### Work to complete
Omit the pictures and print exactly the lines of the listing below, starting at the first and ending at the line containing "from matplotlib.lines import Line2D".

### Data extract

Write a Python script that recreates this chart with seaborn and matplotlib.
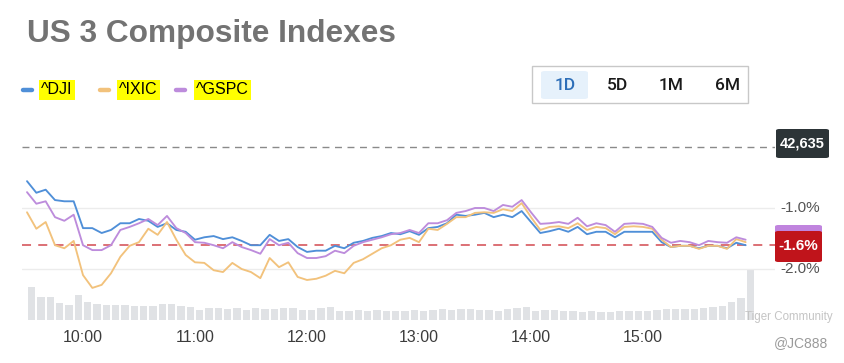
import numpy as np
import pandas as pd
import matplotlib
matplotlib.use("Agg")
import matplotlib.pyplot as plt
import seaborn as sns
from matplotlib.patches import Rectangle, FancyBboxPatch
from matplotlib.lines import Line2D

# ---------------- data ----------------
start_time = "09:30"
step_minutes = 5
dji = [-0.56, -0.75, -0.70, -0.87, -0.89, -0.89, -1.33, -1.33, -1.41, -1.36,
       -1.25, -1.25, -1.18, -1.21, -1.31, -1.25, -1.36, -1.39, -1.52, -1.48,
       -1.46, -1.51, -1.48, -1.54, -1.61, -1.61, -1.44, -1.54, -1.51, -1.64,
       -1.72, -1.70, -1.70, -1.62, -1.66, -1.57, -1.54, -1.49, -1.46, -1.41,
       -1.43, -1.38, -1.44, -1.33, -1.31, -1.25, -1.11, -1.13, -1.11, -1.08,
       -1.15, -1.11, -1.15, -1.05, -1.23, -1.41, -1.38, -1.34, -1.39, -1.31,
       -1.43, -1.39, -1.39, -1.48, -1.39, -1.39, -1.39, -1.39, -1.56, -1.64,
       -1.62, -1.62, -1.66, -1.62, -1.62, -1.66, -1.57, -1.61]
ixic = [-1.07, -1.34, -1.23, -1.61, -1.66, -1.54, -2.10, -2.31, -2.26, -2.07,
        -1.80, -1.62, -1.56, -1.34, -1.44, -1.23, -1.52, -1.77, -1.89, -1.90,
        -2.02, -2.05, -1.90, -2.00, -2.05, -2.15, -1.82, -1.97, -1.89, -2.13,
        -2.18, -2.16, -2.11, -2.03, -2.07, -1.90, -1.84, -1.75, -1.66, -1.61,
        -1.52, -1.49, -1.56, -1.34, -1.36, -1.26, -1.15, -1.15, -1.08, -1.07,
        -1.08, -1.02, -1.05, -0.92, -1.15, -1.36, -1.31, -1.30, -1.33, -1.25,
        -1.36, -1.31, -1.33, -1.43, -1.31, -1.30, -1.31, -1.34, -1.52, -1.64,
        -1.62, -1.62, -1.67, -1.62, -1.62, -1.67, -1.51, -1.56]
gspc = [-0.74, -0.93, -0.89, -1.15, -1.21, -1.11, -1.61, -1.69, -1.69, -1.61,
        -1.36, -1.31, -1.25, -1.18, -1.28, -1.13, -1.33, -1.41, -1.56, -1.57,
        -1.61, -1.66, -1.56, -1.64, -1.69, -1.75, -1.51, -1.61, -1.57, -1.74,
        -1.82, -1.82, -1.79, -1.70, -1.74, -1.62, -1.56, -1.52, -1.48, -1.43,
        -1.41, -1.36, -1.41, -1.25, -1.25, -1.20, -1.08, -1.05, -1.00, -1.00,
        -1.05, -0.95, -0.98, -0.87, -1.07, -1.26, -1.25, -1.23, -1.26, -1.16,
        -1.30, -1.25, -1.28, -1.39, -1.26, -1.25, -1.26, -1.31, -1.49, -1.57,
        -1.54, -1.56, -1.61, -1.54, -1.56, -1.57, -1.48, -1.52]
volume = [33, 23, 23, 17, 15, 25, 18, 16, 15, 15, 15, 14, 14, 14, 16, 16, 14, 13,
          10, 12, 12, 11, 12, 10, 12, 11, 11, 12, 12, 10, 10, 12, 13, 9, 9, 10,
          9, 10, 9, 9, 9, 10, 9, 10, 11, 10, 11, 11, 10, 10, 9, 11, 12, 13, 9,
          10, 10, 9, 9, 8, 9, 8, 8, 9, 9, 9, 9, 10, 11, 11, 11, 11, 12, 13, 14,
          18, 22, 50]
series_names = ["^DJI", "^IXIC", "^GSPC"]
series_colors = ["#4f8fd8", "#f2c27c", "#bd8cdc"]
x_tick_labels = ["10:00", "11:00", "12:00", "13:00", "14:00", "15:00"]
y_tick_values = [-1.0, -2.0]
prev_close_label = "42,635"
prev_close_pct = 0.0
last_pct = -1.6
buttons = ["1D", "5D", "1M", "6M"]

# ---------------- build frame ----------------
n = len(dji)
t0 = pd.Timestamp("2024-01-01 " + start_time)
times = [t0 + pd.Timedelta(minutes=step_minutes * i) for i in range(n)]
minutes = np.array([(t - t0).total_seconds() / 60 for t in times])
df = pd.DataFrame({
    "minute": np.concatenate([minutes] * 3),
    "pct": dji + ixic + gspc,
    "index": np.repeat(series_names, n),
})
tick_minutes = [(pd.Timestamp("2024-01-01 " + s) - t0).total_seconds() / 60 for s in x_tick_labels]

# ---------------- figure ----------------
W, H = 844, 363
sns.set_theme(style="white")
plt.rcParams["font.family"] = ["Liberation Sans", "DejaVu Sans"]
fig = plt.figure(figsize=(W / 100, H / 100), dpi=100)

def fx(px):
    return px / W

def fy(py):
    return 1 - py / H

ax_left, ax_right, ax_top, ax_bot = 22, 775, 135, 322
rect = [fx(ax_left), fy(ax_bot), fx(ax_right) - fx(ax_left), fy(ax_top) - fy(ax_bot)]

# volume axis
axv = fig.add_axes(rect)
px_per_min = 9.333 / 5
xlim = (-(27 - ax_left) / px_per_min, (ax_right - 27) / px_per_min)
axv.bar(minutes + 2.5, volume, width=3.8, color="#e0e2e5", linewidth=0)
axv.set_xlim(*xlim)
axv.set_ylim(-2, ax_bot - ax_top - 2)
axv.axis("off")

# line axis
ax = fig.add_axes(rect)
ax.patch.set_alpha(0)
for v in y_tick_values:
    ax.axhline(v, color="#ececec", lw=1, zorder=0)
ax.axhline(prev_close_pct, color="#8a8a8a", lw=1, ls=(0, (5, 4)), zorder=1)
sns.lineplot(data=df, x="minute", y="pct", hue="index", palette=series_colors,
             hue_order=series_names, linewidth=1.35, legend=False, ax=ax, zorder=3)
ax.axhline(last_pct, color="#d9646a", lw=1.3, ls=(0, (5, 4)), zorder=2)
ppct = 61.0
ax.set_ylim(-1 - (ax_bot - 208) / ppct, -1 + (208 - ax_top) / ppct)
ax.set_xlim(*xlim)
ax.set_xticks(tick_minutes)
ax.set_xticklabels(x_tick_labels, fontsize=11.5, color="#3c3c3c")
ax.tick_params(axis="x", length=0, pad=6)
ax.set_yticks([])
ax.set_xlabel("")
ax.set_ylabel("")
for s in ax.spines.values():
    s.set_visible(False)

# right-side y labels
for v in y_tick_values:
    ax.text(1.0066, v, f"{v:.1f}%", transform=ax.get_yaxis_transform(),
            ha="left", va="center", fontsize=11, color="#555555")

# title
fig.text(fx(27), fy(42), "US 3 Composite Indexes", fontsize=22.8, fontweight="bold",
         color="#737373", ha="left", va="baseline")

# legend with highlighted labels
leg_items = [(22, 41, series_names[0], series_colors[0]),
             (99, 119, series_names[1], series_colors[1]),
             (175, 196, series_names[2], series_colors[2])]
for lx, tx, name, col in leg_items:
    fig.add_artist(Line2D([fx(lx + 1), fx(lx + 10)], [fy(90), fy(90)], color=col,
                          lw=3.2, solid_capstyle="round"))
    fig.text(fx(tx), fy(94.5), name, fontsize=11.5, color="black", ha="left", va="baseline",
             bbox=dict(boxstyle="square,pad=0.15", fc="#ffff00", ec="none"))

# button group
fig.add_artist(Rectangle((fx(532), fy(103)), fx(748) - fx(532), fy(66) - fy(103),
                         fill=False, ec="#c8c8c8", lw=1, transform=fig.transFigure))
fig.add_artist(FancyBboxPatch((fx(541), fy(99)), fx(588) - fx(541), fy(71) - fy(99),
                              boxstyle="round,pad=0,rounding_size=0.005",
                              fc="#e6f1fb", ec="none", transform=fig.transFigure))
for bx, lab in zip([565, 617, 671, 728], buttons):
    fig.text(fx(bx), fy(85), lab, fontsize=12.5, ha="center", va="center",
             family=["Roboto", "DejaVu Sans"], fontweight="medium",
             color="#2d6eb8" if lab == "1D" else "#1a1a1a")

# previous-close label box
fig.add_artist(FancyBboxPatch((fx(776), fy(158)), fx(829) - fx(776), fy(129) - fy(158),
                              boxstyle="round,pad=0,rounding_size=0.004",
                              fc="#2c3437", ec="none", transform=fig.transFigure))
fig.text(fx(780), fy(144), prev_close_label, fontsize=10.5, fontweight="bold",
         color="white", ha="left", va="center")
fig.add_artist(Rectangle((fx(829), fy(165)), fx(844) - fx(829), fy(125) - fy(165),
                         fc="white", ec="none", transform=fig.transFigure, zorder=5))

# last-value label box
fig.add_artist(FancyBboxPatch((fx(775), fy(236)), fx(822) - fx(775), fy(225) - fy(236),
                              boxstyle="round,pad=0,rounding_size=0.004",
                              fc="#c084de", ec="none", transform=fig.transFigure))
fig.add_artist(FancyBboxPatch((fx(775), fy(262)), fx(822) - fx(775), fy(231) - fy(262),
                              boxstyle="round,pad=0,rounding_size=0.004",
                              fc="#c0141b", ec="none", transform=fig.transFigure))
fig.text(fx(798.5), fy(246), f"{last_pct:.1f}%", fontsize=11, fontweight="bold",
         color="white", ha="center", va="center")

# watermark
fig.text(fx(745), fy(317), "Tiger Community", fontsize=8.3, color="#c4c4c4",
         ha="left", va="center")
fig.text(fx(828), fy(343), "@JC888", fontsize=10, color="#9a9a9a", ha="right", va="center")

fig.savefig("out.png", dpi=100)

### Output of the exercise
Write a Python script that recreates this chart with seaborn and matplotlib.
import numpy as np
import pandas as pd
import matplotlib
matplotlib.use("Agg")
import matplotlib.pyplot as plt
import seaborn as sns
from matplotlib.patches import Rectangle, FancyBboxPatch
from matplotlib.lines import Line2D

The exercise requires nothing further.